The Italian government has begun a serious effort to raise the standard of good design. The country's first Architecture Festival was held last November with the aim of opening a dialogue between the public and state institutions, and of reviving both affection for architecture and the political weight of architecture in Europe. In every large and small Italian city the local branches of the National Council of Architects organised meetings and exhibitions on topics from “architecture in cinema” to “the restoration of historic buildings.” Other activities included: the identification of historic monuments; educational programmes for children; the lighting of public spaces and important buildings; and the display of titles in bookshop windows.

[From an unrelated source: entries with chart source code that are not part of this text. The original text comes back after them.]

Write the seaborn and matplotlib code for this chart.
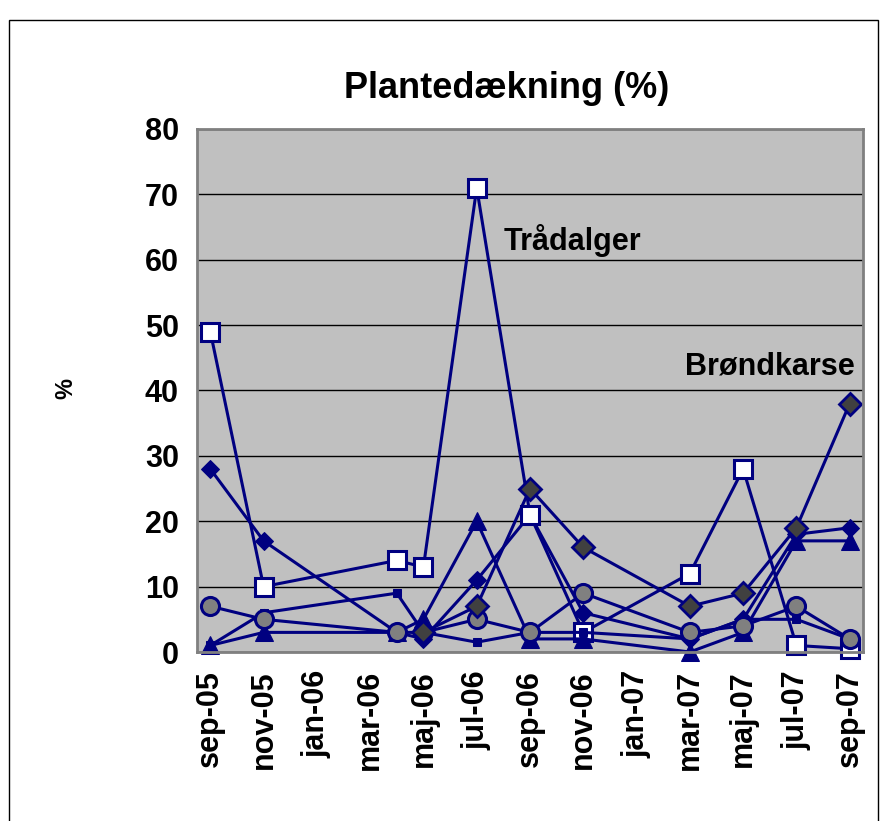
import pandas as pd
import matplotlib.pyplot as plt
import matplotlib.patches as mpatches
import seaborn as sns

sns.set_style('white')
plt.rcParams['font.family'] = ['Liberation Sans', 'DejaVu Sans']
plt.rcParams['font.weight'] = 'bold'
plt.rcParams['text.color'] = 'black'
plt.rcParams['xtick.color'] = 'black'
plt.rcParams['ytick.color'] = 'black'

NAVY = '#000080'

# Sampling dates (month of each survey)
dates = ['2005-09', '2005-11', '2006-04', '2006-05', '2006-07', '2006-09',
         '2006-11', '2007-03', '2007-05', '2007-07', '2007-09']

# Tick labels (every second month)
tick_labels = ['sep-05', 'nov-05', 'jan-06', 'mar-06', 'maj-06', 'jul-06', 'sep-06',
               'nov-06', 'jan-07', 'mar-07', 'maj-07', 'jul-07', 'sep-07']

# Cover (%) per series, None = not recorded
navy_diamond = [28, 17, 3, 2, 11, 21, 6, 2, 5, 18, 19]
tradalger = [49, 10, 14, 13, 71, 21, 3, 12, 28, 1, 0.5]
triangle = [1, 3, 3, 5, 20, 2, 2, 0, 3, 17, 17]
small_sq = [1, 6, 9, 3, 1.5, 3, 3, 2, 5, 5, 2]
circle = [7, 5, 3, 3, 5, 3, 9, 3, 4, 7, 2]
brondkarse = [None, None, None, 3, 7, 25, 16, 7, 9, 19, 38]

start = pd.Period('2005-09', freq='M')
month_idx = [(pd.Period(d, freq='M') - start).n for d in dates]

series = [
    ('navy_diamond', navy_diamond, dict(marker='D', markersize=9, markerfacecolor=NAVY, markeredgecolor=NAVY)),
    ('tradalger', tradalger, dict(marker='s', markersize=12.5, markerfacecolor='white', markeredgecolor=NAVY, markeredgewidth=2.2)),
    ('triangle', triangle, dict(marker='^', markersize=13, markerfacecolor=NAVY, markeredgecolor=NAVY)),
    ('small_sq', small_sq, dict(marker='s', markersize=5.5, markerfacecolor=NAVY, markeredgecolor=NAVY)),
    ('circle', circle, dict(marker='o', markersize=13, markerfacecolor='#808080', markeredgecolor=NAVY, markeredgewidth=2.2)),
    ('brondkarse', brondkarse, dict(marker='D', markersize=11, markerfacecolor='#404040', markeredgecolor=NAVY, markeredgewidth=2)),
]

fig = plt.figure(figsize=(8.83, 8.21), dpi=100)
ax = fig.add_axes([197 / 883, 1 - 652 / 821, 666 / 883, 523 / 821])
ax.set_facecolor('#C0C0C0')

for name, vals, style in series:
    df = pd.DataFrame({'m': month_idx, 'v': vals}).dropna()
    sns.lineplot(data=df, x='m', y='v', ax=ax, color=NAVY, linewidth=2.2, clip_on=False, **style)

ax.set_xlim(-0.5, 24.5)
ax.set_ylim(0, 80)
ax.set_yticks(range(0, 81, 10))
ax.grid(axis='y', color='black', linewidth=1)
ax.set_axisbelow(True)

ax.set_xticks([k - 0.5 for k in range(0, 25, 2)])
ax.set_xticklabels([])
ax.set_xticks(list(range(0, 25, 2)), minor=True)
ax.set_xticklabels(tick_labels, minor=True, rotation=90, fontsize=22, fontweight='bold')
ax.tick_params(axis='x', which='minor', length=0, pad=13)
ax.tick_params(axis='x', which='major', direction='out', length=7, width=1, color='black')
ax.tick_params(axis='y', direction='out', length=7, width=1, color='black', pad=6, labelsize=22)
for lab in ax.get_yticklabels():
    lab.set_fontweight('bold')

for side in ['left', 'bottom', 'top', 'right']:
    ax.spines[side].set_color('#808080')
    ax.spines[side].set_linewidth(2)

ax.set_xlabel('')
ax.set_ylabel('')

ax.text(11.0, 63, 'Trådalger', fontsize=22, fontweight='bold', va='center', ha='left')
ax.text(24.2, 43.7, 'Brøndkarse', fontsize=22, fontweight='bold', va='center', ha='right')

fig.text(0.5736, 1 - 88 / 821, 'Plantedækning (%)', fontsize=26, fontweight='bold', ha='center', va='center')
fig.text(66 / 883, 1 - 388 / 821, '%', fontsize=17, fontweight='bold', rotation=90, ha='center', va='center')

fig.patches.append(mpatches.Rectangle((9 / 883, -0.05), 869 / 883, 1.05 - 20 / 821, transform=fig.transFigure,
                                      fill=False, edgecolor='black', linewidth=1))

fig.savefig('out.png', dpi=100)
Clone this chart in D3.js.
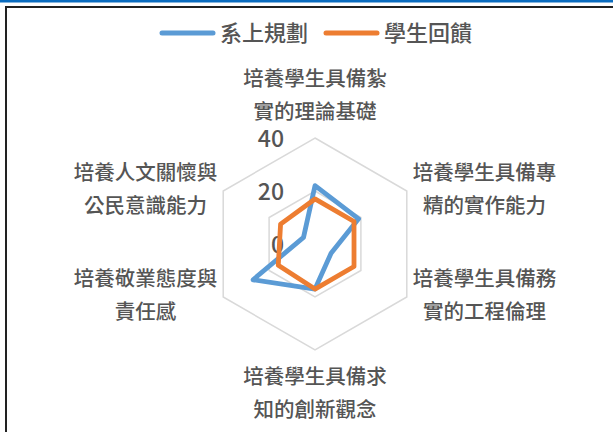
<!DOCTYPE html>
<html>
<head>
<meta charset="utf-8">
<script src="https://cdn.jsdelivr.net/npm/d3@7"></script>
<style>
  body { margin: 0; background: #fff; }
  text { font-family: "Noto Sans CJK TC", "Noto Sans", sans-serif; fill: #555; font-weight: 500; }
</style>
</head>
<body>
<div id="chart"></div>
<script>
// axis labels, two lines each, clockwise from the top
const axes = [
  ['培養學生具備紮', '實的理論基礎'],
  ['培養學生具備專', '精的實作能力'],
  ['培養學生具備務', '實的工程倫理'],
  ['培養學生具備求', '知的創新觀念'],
  ['培養敬業態度與', '責任感'],
  ['培養人文關懷與', '公民意識能力']
];
const seriesNames = ['系上規劃', '學生回饋'];
const planValues = [22, 19, 7, 17, 27, 5];
const feedbackValues = [17, 17, 17, 17, 16, 15];
const ticks = [0, 20, 40];

const width = 613;
const height = 432;
const cx = 315;
const cy = 244;
const colors = ['#5b9bd5', '#ed7d31'];

const svg = d3.select('#chart').append('svg')
  .attr('width', width)
  .attr('height', height);

// frame
svg.append('rect')
  .attr('x', 0).attr('y', 0)
  .attr('width', width).attr('height', 2.5)
  .style('fill', '#0a6cbf');
svg.append('path')
  .attr('d', `M6,${height} V7 H${width}`)
  .style('fill', 'none')
  .style('stroke', '#222')
  .style('stroke-width', 2);

const r = d3.scaleLinear().domain([0, 40]).range([0, 106]);
const angle = i => i * 2 * Math.PI / axes.length;

const g = svg.append('g')
  .attr('transform', `translate(${cx},${cy})`);

// grid rings
const ringLine = d3.lineRadial()
  .angle((d, i) => angle(i))
  .radius(d => r(d))
  .curve(d3.curveLinearClosed);

g.selectAll('.ring')
  .data(ticks.filter(t => t > 0))
  .enter()
  .append('path')
  .attr('class', 'ring')
  .attr('d', t => ringLine(axes.map(() => t)))
  .style('fill', 'none')
  .style('stroke', '#d9d9d9')
  .style('stroke-width', 1.5);

// tick labels
g.selectAll('.tick')
  .data(ticks)
  .enter()
  .append('text')
  .attr('class', 'tick')
  .attr('x', -31)
  .attr('y', t => -r(t) + 1)
  .attr('dy', '0.35em')
  .attr('text-anchor', 'end')
  .style('font-size', '23px')
  .text(t => t);

// series
const seriesLine = d3.lineRadial()
  .angle((d, i) => angle(i))
  .radius(d => r(d))
  .curve(d3.curveLinearClosed);

g.selectAll('.series')
  .data([planValues, feedbackValues])
  .enter()
  .append('path')
  .attr('class', 'series')
  .attr('d', seriesLine)
  .style('fill', 'none')
  .style('stroke', (d, i) => colors[i])
  .style('stroke-width', 4.8)
  .style('stroke-linejoin', 'round');

// axis labels
const outer = r(40);
const lineGap = 33;
const labelFont = 20.5;
axes.forEach((lines, i) => {
  const a = angle(i);
  const vx = outer * Math.sin(a);
  const vy = -outer * Math.cos(a);
  let x = vx;
  let y = vy;
  const halfW = d3.max(lines, s => s.length) * labelFont / 2;
  if (Math.abs(Math.sin(a)) < 0.01) {
    y = Math.cos(a) > 0 ? vy - 43 : vy + 43;
  } else {
    x = vx + Math.sign(Math.sin(a)) * (6 + halfW);
    y = vy - 2;
  }
  const t = g.append('text')
    .attr('text-anchor', 'middle')
    .style('font-size', labelFont + 'px');
  lines.forEach((s, j) => {
    t.append('tspan')
      .attr('x', x)
      .attr('y', y + (j - 0.5) * lineGap)
      .attr('dy', '0.35em')
      .text(s);
  });
});

// legend
const legend = svg.append('g').attr('class', 'legend');
const legendX = [160, 324];
seriesNames.forEach((name, i) => {
  legend.append('line')
    .attr('x1', legendX[i] + 2).attr('x2', legendX[i] + 53)
    .attr('y1', 33).attr('y2', 33)
    .style('stroke', colors[i])
    .style('stroke-width', 5)
    .style('stroke-linecap', 'round');
  legend.append('text')
    .attr('x', legendX[i] + 60)
    .attr('y', 33)
    .attr('dy', '0.35em')
    .style('font-size', '22px')
    .text(name);
});
</script>
</body>
</html>
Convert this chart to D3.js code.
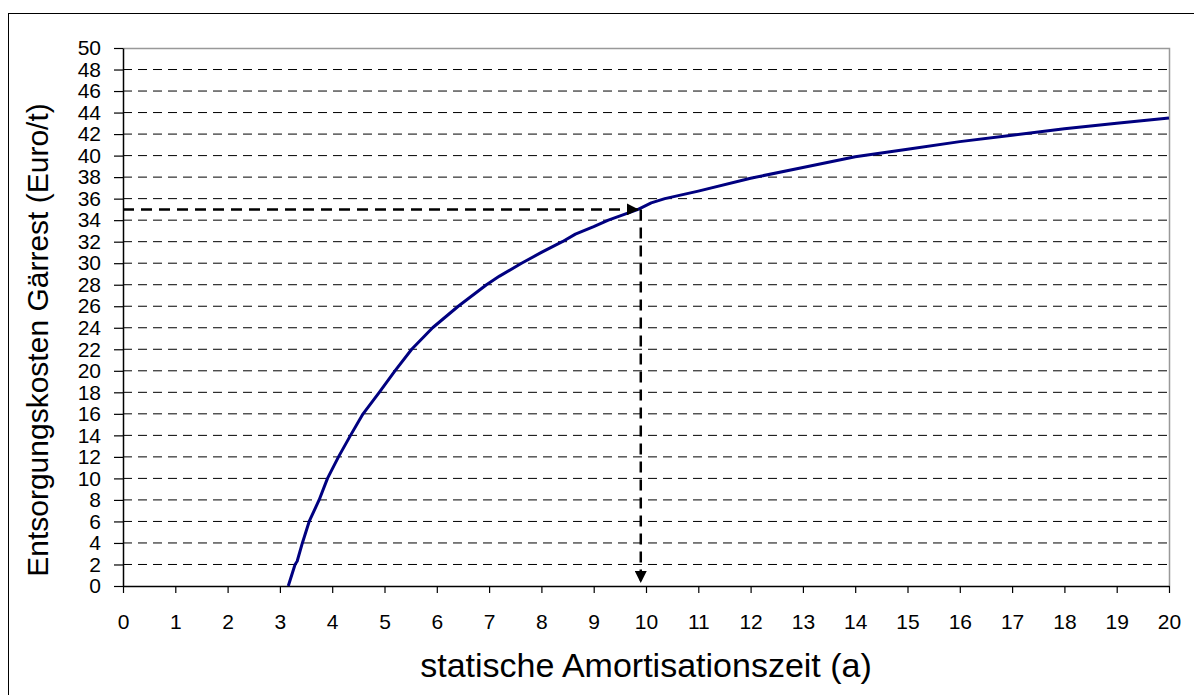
<!DOCTYPE html>
<html>
<head>
<meta charset="utf-8">
<script src="https://cdn.jsdelivr.net/npm/d3@7"></script>
<style>
  html, body { margin: 0; padding: 0; background: #fff; }
  svg { display: block; }
  text { font-family: "Liberation Sans", Arial, sans-serif; fill: #000; }
</style>
</head>
<body>
<script>
// Amortisation period (years) vs. disposal cost of digestate (Euro per tonne)
const amortYears = [3.16, 3.29, 3.33, 3.43, 3.56, 3.75, 3.91, 4.12, 4.35, 4.59, 4.90, 5.20, 5.52, 5.92, 6.41, 6.95, 7.20, 7.62, 8.00, 8.40, 8.65, 9.00, 9.28, 9.85, 10.10, 10.36, 11, 12, 13, 14, 15, 16, 17, 18, 19, 20];
const disposalCost = [0, 2, 2.3, 4, 6, 8, 10, 12, 14, 16, 18, 20, 22, 24, 26, 28, 28.8, 30, 31, 32, 32.7, 33.4, 34, 35, 35.6, 36, 36.7, 37.9, 38.9, 39.9, 40.6, 41.3, 41.9, 42.5, 43.0, 43.5];

// Read-off point marked with the dashed arrows
const readOffYears = [9.9];
const readOffCost = [35];

const xTicks = d3.range(0, 21, 1);
const yTicks = d3.range(0, 51, 2);

const xTitle = "statische Amortisationszeit (a)";
const yTitle = "Entsorgungskosten Gärrest (Euro/t)";

const W = 1194, H = 695;
const plot = { left: 123, right: 1169, top: 48, bottom: 586 };

const svg = d3.select("body").append("svg")
  .attr("width", W).attr("height", H);

svg.append("rect").attr("width", W).attr("height", H).attr("fill", "#fff");

// Outer chart frame
svg.append("rect")
  .attr("x", 8.5).attr("y", 13.5)
  .attr("width", 1200).attr("height", 700)
  .attr("fill", "none").attr("stroke", "#000").attr("stroke-width", 1);

const x = d3.scaleLinear().domain([0, 20]).range([plot.left, plot.right]);
const y = d3.scaleLinear().domain([0, 50]).range([plot.bottom, plot.top]);

// Plot area border (top and right in grey)
svg.append("path")
  .attr("d", `M${plot.left},${plot.top + 0.5}H${plot.right + 0.5}V${plot.bottom}`)
  .attr("fill", "none").attr("stroke", "#999").attr("stroke-width", 1.5);

// Horizontal dashed gridlines
svg.append("g")
  .selectAll("line")
  .data(yTicks.filter(v => v > 0 && v < 50))
  .join("line")
  .attr("x1", plot.left).attr("x2", plot.right)
  .attr("y1", d => y(d)).attr("y2", d => y(d))
  .attr("stroke", "#000").attr("stroke-width", 1)
  .attr("stroke-dasharray", "9,6");

// Axes
const tickFont = 21;
const yAxis = svg.append("g")
  .attr("transform", `translate(${plot.left},0)`)
  .call(d3.axisLeft(y).tickValues(yTicks).tickFormat(d3.format("d"))
    .tickSize(9).tickPadding(13).tickSizeOuter(0));
yAxis.selectAll("text").attr("font-size", tickFont).attr("font-family", "Liberation Sans, Arial, sans-serif");

const xAxis = svg.append("g")
  .attr("transform", `translate(0,${plot.bottom})`)
  .call(d3.axisBottom(x).tickValues(xTicks).tickFormat(d3.format("d"))
    .tickSize(7).tickPadding(21).tickSizeOuter(0));
xAxis.selectAll("text").attr("font-size", tickFont).attr("font-family", "Liberation Sans, Arial, sans-serif");

svg.selectAll(".domain").attr("stroke", "#000").attr("stroke-width", 1.5);
svg.selectAll(".tick line").attr("stroke", "#000").attr("stroke-width", 1.2);

// Arrow markers
const defs = svg.append("defs");
defs.append("marker")
  .attr("id", "arrowHead")
  .attr("viewBox", "0 0 10 10")
  .attr("refX", 10).attr("refY", 5)
  .attr("markerUnits", "userSpaceOnUse")
  .attr("markerWidth", 12).attr("markerHeight", 12)
  .attr("orient", "auto")
  .append("path").attr("d", "M0,0L10,5L0,10Z").attr("fill", "#000");

// Curve
const line = d3.line()
  .x((d, i) => x(amortYears[i]))
  .y(d => y(d));

svg.append("path")
  .datum(disposalCost)
  .attr("d", line)
  .attr("fill", "none")
  .attr("stroke", "#000080")
  .attr("stroke-width", 3)
  .attr("stroke-linejoin", "round");

// Dashed read-off arrows: horizontal from the y axis to the curve, then down to the x axis
svg.append("line")
  .attr("x1", x(0)).attr("y1", y(readOffCost[0]))
  .attr("x2", x(readOffYears[0]) - 2).attr("y2", y(readOffCost[0]))
  .attr("stroke", "#000").attr("stroke-width", 2.5)
  .attr("stroke-dasharray", "11,7")
  .attr("marker-end", "url(#arrowHead)");

svg.append("line")
  .attr("x1", x(readOffYears[0])).attr("y1", y(readOffCost[0]))
  .attr("x2", x(readOffYears[0])).attr("y2", y(0) - 3)
  .attr("stroke", "#000").attr("stroke-width", 2.5)
  .attr("stroke-dasharray", "11,7")
  .attr("marker-end", "url(#arrowHead)");

// Axis titles
svg.append("text")
  .attr("x", (plot.left + plot.right) / 2).attr("y", 677)
  .attr("text-anchor", "middle")
  .attr("font-size", 34)
  .text(xTitle);

svg.append("text")
  .attr("transform", `translate(48,${(plot.top + plot.bottom) / 2 + 23}) rotate(-90)`)
  .attr("text-anchor", "middle")
  .attr("font-size", 30)
  .text(yTitle);
</script>
</body>
</html>
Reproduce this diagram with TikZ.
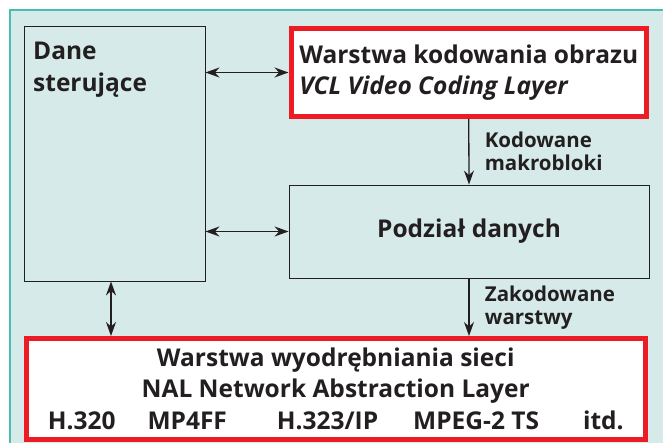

To disseminate the heritage of modern architecture, municipalities also placed plaques on valuable twentieth-century buildings, such as Giuseppe Vaccaro's post office in Naples and Adalberto Libera's Villa Malaparte. In the run-up to the festival a set of such activities was held in Assisi, close to the epicentre of last year's severe earthquake. The architecture prize was awarded to Ignazio Gardella, a senior elder of architecture best known for the tuberculosis sanatorium in Alessandria built in 1933.
The following day, during Europe's first conference on architectural policy, the newly appointed Italian Minister of Culture, Giovanna Melandri, continued the course of her predecessor Walter Veltroni by reaffirming her commitment to preparing new laws on architecture. The critic and historian Bruno Zevi said that passing such laws was essential if architecture was to be rescued from the humiliating condition in which it now finds itself.
Melandri counted architecture as a public need and recommended that the new laws entrust the supervision of building activity to the architect. That shift would bring a fundamental change to the current state of affairs, in which the professional roles of architects, engineers and surveyors are in tension and overlap.